The East African domination of the market stalls has sparked some local resentment. But foreign traders say they are mostly welcome. Kenyan Elizabeth Mungai, 28, has a stall on a muddy street in Juba, selling food and a few kitchen and bathroom items, all trucked along the rough roads that cross south Sudan’s southern border.
“Through the elections, the referendum ... for all those things I am here. I proved there is no problem,” she said, referring to south Sudan’s steps toward independence.
Southerners overwhelmingly voted to leave the north in a January referendum, promised in a 2005 peace deal that ended decades of civil war with the north.
South Sudan’s new draft constitution names English — a common business language across East Africa — as the new nation’s language of government and education.
“South Sudan contains enormous agricultural and natural resources ... In few years, (it) is expected to rebuild its economic infrastructure and improve its trade relations with neighboring countries,” said Amir Idris, professor of African and African American Studies at Fordham University in New York.

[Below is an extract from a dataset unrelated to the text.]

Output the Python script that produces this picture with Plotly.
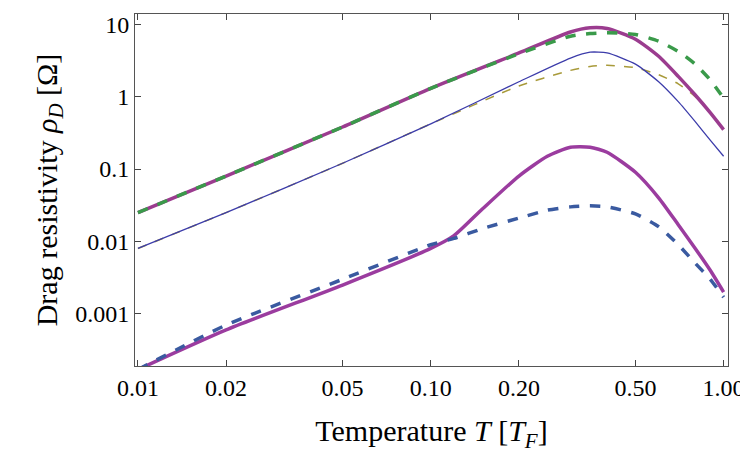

Up to date figures on the size of south Sudan’s trade with East Africa are hard to find. But it is safe to say they would be dwarfed by the scale of the south’s oil industry, responsible for about 98 percent of its total revenues.
Kenya’s exports to south Sudan almost doubled between 2005 and 2009, rising to 12.8 billion shillings ($144.5 million) from 6.8 billion after the peace deal.
South Sudan was neighboring Uganda’s main export market in 2009, when it imported goods worth $184.6 million from east Africa’s third largest economy, according to the Uganda Exports Promotions Board.
The south says it wants to join the East African Community trade bloc. Kenya Commercial Bank operates in the south and South Africa’s SABMiller has a brewery.
By contrast, analysts have estimated that the south may be able to add $1 billion to its annual budget of around $2 billion by getting more revenues from its oil after the split.
That all means the south’s relationship with the north will still remain a priority — even though both sides have still not agreed how they will mange oil revenues and, crucially, how much the north will charge the south to use its pipelines.
Southern leaders have said they want to open new oil pipeline routes south via Kenya and Uganda, though such schemes would take years. Meanwhile the south’s president has been at pains to assure the world he have no interest in returning to open conflict with the north, whatever the provocation.
“We thought that as neighbors we would be the best friends. We need them and they need us,” southern President Salva Kiir said after northern forces rolled tanks and troops into the hotly contested Abyei region on May 21, sending tens of thousands of southerners fleeing.
It is hard to find anyone to echo that neighborly talk in the markets of Juba. Memories of the bloody civil war — that killed an estimated two million Sudanese and forced four million to flee — still run deep.
“I try not to think about the northerners ... Peace is not the same as forgiving. We want peace with them but I can never forgive them,” said Vincent Madut, 22, shopping at one of the markets.
“I don’t want to fight them but they will never be friends.”